The problem> Gather all lines from the material that contain the word "chart".

Available data>

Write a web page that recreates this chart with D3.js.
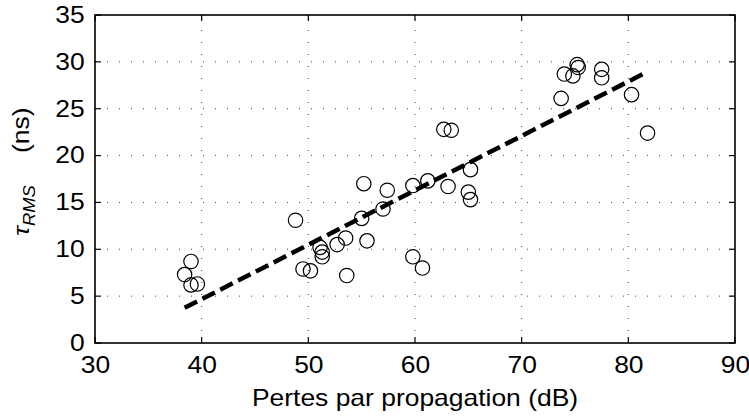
<!DOCTYPE html>
<html>
<head>
<meta charset="utf-8">
<script src="https://cdn.jsdelivr.net/npm/d3@7"></script>
<style>
  html, body { margin: 0; padding: 0; background: #fff; }
  svg { display: block; }
  text { font-family: "Liberation Sans", Arial, Helvetica, sans-serif; }
</style>
</head>
<body>
<svg id="chart" width="749" height="417"></svg>
<script>
// Data
const lossDb = [38.4, 39.0, 39.0, 39.6,
  48.8, 49.5, 50.2, 51.1, 51.3, 51.3, 52.7, 53.5, 53.6, 55.0, 55.2, 55.5,
  57.0, 57.4, 59.8, 59.8, 60.7, 61.2, 62.7, 63.1, 63.4, 65.0, 65.2, 65.2,
  73.7, 74.0, 74.8, 75.2, 75.3, 77.5, 77.5, 80.3, 81.8];
const tauRms = [7.3, 8.7, 6.2, 6.3,
  13.1, 7.9, 7.7, 10.2, 9.7, 9.2, 10.5, 11.2, 7.2, 13.3, 17.0, 10.9,
  14.3, 16.3, 16.8, 9.2, 8.0, 17.3, 22.8, 16.7, 22.7, 16.1, 15.3, 18.5,
  26.1, 28.7, 28.5, 29.7, 29.4, 29.2, 28.3, 26.5, 22.4];
const fitX = [38.4, 81.8];
const fitY = [3.75, 28.95];
const xTicks = [30, 40, 50, 60, 70, 80, 90];
const yTicks = [0, 5, 10, 15, 20, 25, 30, 35];
const xLabel = "Pertes par propagation (dB)";

const svg = d3.select("#chart");
const L = 95, R = 735, T = 15, B = 343;
const SX = 1.15, FS = 23;
const x = d3.scaleLinear().domain([30, 90]).range([L, R]);
const y = d3.scaleLinear().domain([0, 35]).range([B, T]);

// grid
const grid = svg.append("g").attr("stroke", "#444").attr("stroke-width", 1)
  .attr("stroke-dasharray", "1,11");
xTicks.slice(1, -1).forEach(v => grid.append("line")
  .attr("x1", x(v)).attr("x2", x(v)).attr("y1", B).attr("y2", T));
yTicks.slice(1, -1).forEach(v => grid.append("line")
  .attr("x1", L).attr("x2", R).attr("y1", y(v)).attr("y2", y(v)));

// tick marks (inward, all four sides)
const tk = svg.append("g").attr("stroke", "#000").attr("stroke-width", 1.2);
xTicks.forEach(v => {
  tk.append("line").attr("x1", x(v)).attr("x2", x(v)).attr("y1", B).attr("y2", B - 6);
  tk.append("line").attr("x1", x(v)).attr("x2", x(v)).attr("y1", T).attr("y2", T + 6);
});
yTicks.forEach(v => {
  tk.append("line").attr("x1", L).attr("x2", L + 6).attr("y1", y(v)).attr("y2", y(v));
  tk.append("line").attr("x1", R).attr("x2", R - 6).attr("y1", y(v)).attr("y2", y(v));
});

// axes labels via d3 axes
const xAxis = svg.append("g").attr("transform", `translate(0,${B})`)
  .call(d3.axisBottom(x).tickValues(xTicks).tickSize(0).tickPadding(14).tickFormat(d3.format("d")));
const yAxis = svg.append("g").attr("transform", `translate(${L},0)`)
  .call(d3.axisLeft(y).tickValues(yTicks).tickSize(0).tickPadding(9).tickFormat(d3.format("d")));
[xAxis, yAxis].forEach(g => {
  g.select(".domain").remove();
  g.selectAll("text").attr("font-size", FS).attr("fill", "#000")
    .attr("font-family", "Liberation Sans, Arial, sans-serif")
    .attr("transform", `scale(${SX},1)`);
});

// fit line
svg.append("line")
  .attr("x1", x(fitX[0])).attr("y1", y(fitY[0]))
  .attr("x2", x(fitX[1])).attr("y2", y(fitY[1]))
  .attr("stroke", "#000").attr("stroke-width", 4.5)
  .attr("stroke-dasharray", "14,6");

// points
svg.append("g").selectAll("circle")
  .data(lossDb.map((d, i) => [d, tauRms[i]]))
  .join("circle")
  .attr("cx", d => x(d[0])).attr("cy", d => y(d[1])).attr("r", 7.2)
  .attr("fill", "none").attr("stroke", "#000").attr("stroke-width", 1.2);

// box
svg.append("rect").attr("x", L).attr("y", T).attr("width", R - L).attr("height", B - T)
  .attr("fill", "none").attr("stroke", "#000").attr("stroke-width", 1.6);

// x label
svg.append("text").attr("transform", `translate(${(L + R) / 2},406) scale(${SX},1)`)
  .attr("text-anchor", "middle").attr("font-size", FS).text(xLabel);

// y label
const yl = svg.append("text").attr("transform", `translate(29,236) rotate(-90) scale(${SX},1)`)
  .attr("font-size", FS);
yl.append("tspan").attr("font-style", "italic").text("τ");
yl.append("tspan").attr("font-style", "italic").attr("font-size", 16).attr("dy", 6).text("RMS");
svg.append("text").attr("transform", `translate(29,153) rotate(-90) scale(${SX},1)`)
  .attr("font-size", FS).text("(ns)");
</script>
</body>
</html>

Reply>
Write a web page that recreates this chart with D3.js.
<svg id="chart" width="749" height="417"></svg>
const svg = d3.select("#chart");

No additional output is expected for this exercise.